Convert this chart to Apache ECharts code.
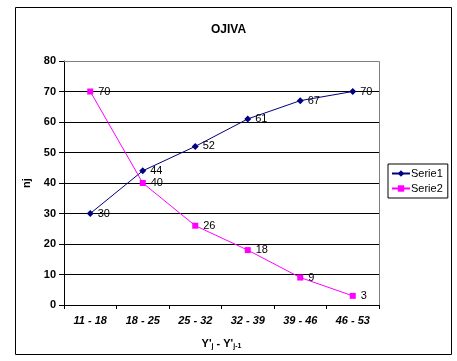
<!DOCTYPE html>
<html><head><meta charset="utf-8">
<script src="https://cdn.jsdelivr.net/npm/echarts@6/dist/echarts.min.js"></script>
<style>html,body{margin:0;padding:0;background:#fff}#c{width:457px;height:361px}</style>
</head><body><div id="c"></div>
<script>
var categories = ['11 - 18','18 - 25','25 - 32','32 - 39','39 - 46','46 - 53'];
var serie1 = [30,44,52,61,67,70];
var serie2 = [70,40,26,18,9,3];
var yTicks = [0,10,20,30,40,50,60,70,80];

var chart = echarts.init(document.getElementById('c'), null, {renderer:'canvas'});
var F = 'Arial, "Liberation Sans", sans-serif';
chart.setOption({
  animation:false,
  backgroundColor:'#fff',
  title:{text:'OJIVA', left:'center', top:19, textStyle:{fontFamily:F, fontSize:12, fontWeight:'bold', color:'#000'}},
  graphic:[
    {type:'rect', shape:{x:15.5,y:7.5,width:436,height:347}, style:{fill:null, stroke:'#000', lineWidth:1}, z:-1},
    {type:'polyline', shape:{points:[[64,61.5],[379.5,61.5],[379.5,305]]}, style:{stroke:'#808080', lineWidth:1, fill:null}, z:1}
  ],
  legend:{
    orient:'vertical', left:388, top:164, itemGap:4, itemWidth:18, itemHeight:8,
    padding:[4,5,4,3], borderColor:'#000', borderWidth:1,
    textStyle:{fontFamily:F, fontSize:11, color:'#000', padding:[0,0,0,-4]},
    data:['Serie1','Serie2']
  },
  grid:{left:64, right:78, top:61, bottom:56, containLabel:false},
  xAxis:{
    type:'category', data:categories, boundaryGap:true,
    axisLine:{lineStyle:{color:'#000', width:1}},
    axisTick:{show:true, length:4, inside:false, lineStyle:{color:'#000'}},
    axisLabel:{fontFamily:F, fontSize:11, fontWeight:'bold', fontStyle:'italic', color:'#000', margin:10},
    name:"{a|Y'}{s|j}{a| - Y'}{s|j-1}", nameLocation:'middle', nameGap:32,
    nameTextStyle:{rich:{a:{fontFamily:F, fontSize:11, fontWeight:'bold', color:'#000'}, s:{fontFamily:F, fontSize:7, fontWeight:'bold', color:'#000', padding:[6,0,0,0]}}}
  },
  yAxis:{
    type:'value', min:0, max:80, interval:10,
    axisLine:{show:true, lineStyle:{color:'#000', width:1}},
    axisTick:{show:true, length:5, lineStyle:{color:'#000'}},
    axisLabel:{fontFamily:F, fontSize:11, fontWeight:'bold', color:'#000', margin:8,
      formatter:function(v){return yTicks.indexOf(v)>=0?String(v):'';}},
    splitLine:{show:true, lineStyle:{color:'#000', width:1}},
    name:'nj', nameLocation:'middle', nameGap:24, nameRotate:90,
    nameTextStyle:{fontFamily:F, fontSize:11, fontWeight:'bold', color:'#000'}
  },
  series:[
    {name:'Serie1', type:'line', data:serie1, color:'#000080',
      symbol:'diamond', symbolSize:7, showAllSymbol:true,
      lineStyle:{color:'#000080', width:1}, itemStyle:{color:'#000080'},
      label:{show:true, position:'right', distance:4, fontFamily:F, fontSize:11, color:'#000'}},
    {name:'Serie2', type:'line', data:serie2, color:'#ff00ff',
      symbol:'rect', symbolSize:6, showAllSymbol:true,
      lineStyle:{color:'#ff00ff', width:1}, itemStyle:{color:'#ff00ff'},
      label:{show:true, position:'right', distance:5, fontFamily:F, fontSize:11, color:'#000'}}
  ]
});
</script></body></html>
■ ■ ■ ■ ■ ■ ■
> Given problem:
Skipping the pictures, transcribe each line above exactly as it appears.

> Solved problem:
Convert this chart to Apache ECharts code.
<!DOCTYPE html>
<html><head><meta charset="utf-8">
<script src="https://cdn.jsdelivr.net/npm/echarts@6/dist/echarts.min.js"></script>
<style>html,body{margin:0;padding:0;background:#fff}#c{width:457px;height:361px}</style>
</head><body><div id="c"></div>
<script>
var categories = ['11 - 18','18 - 25','25 - 32','32 - 39','39 - 46','46 - 53'];
var serie1 = [30,44,52,61,67,70];
var serie2 = [70,40,26,18,9,3];
var yTicks = [0,10,20,30,40,50,60,70,80];

var chart = echarts.init(document.getElementById('c'), null, {renderer:'canvas'});
var F = 'Arial, "Liberation Sans", sans-serif';
chart.setOption({
  animation:false,
  backgroundColor:'#fff',
  title:{text:'OJIVA', left:'center', top:19, textStyle:{fontFamily:F, fontSize:12, fontWeight:'bold', color:'#000'}},
  graphic:[
    {type:'rect', shape:{x:15.5,y:7.5,width:436,height:347}, style:{fill:null, stroke:'#000', lineWidth:1}, z:-1},
    {type:'polyline', shape:{points:[[64,61.5],[379.5,61.5],[379.5,305]]}, style:{stroke:'#808080', lineWidth:1, fill:null}, z:1}
  ],
  legend:{
    orient:'vertical', left:388, top:164, itemGap:4, itemWidth:18, itemHeight:8,
    padding:[4,5,4,3], borderColor:'#000', borderWidth:1,
    textStyle:{fontFamily:F, fontSize:11, color:'#000', padding:[0,0,0,-4]},
    data:['Serie1','Serie2']
  },
  grid:{left:64, right:78, top:61, bottom:56, containLabel:false},
  xAxis:{
    type:'category', data:categories, boundaryGap:true,
    axisLine:{lineStyle:{color:'#000', width:1}},
    axisTick:{show:true, length:4, inside:false, lineStyle:{color:'#000'}},
    axisLabel:{fontFamily:F, fontSize:11, fontWeight:'bold', fontStyle:'italic', color:'#000', margin:10},
    name:"{a|Y'}{s|j}{a| - Y'}{s|j-1}", nameLocation:'middle', nameGap:32,
    nameTextStyle:{rich:{a:{fontFamily:F, fontSize:11, fontWeight:'bold', color:'#000'}, s:{fontFamily:F, fontSize:7, fontWeight:'bold', color:'#000', padding:[6,0,0,0]}}}
  },
  yAxis:{
    type:'value', min:0, max:80, interval:10,
    axisLine:{show:true, lineStyle:{color:'#000', width:1}},
    axisTick:{show:true, length:5, lineStyle:{color:'#000'}},
    axisLabel:{fontFamily:F, fontSize:11, fontWeight:'bold', color:'#000', margin:8,
      formatter:function(v){return yTicks.indexOf(v)>=0?String(v):'';}},
    splitLine:{show:true, lineStyle:{color:'#000', width:1}},
    name:'nj', nameLocation:'middle', nameGap:24, nameRotate:90,
    nameTextStyle:{fontFamily:F, fontSize:11, fontWeight:'bold', color:'#000'}
  },
  series:[
    {name:'Serie1', type:'line', data:serie1, color:'#000080',
      symbol:'diamond', symbolSize:7, showAllSymbol:true,
      lineStyle:{color:'#000080', width:1}, itemStyle:{color:'#000080'},
      label:{show:true, position:'right', distance:4, fontFamily:F, fontSize:11, color:'#000'}},
    {name:'Serie2', type:'line', data:serie2, color:'#ff00ff',
      symbol:'rect', symbolSize:6, showAllSymbol:true,
      lineStyle:{color:'#ff00ff', width:1}, itemStyle:{color:'#ff00ff'},
      label:{show:true, position:'right', distance:5, fontFamily:F, fontSize:11, color:'#000'}}
  ]
});
</script></body></html>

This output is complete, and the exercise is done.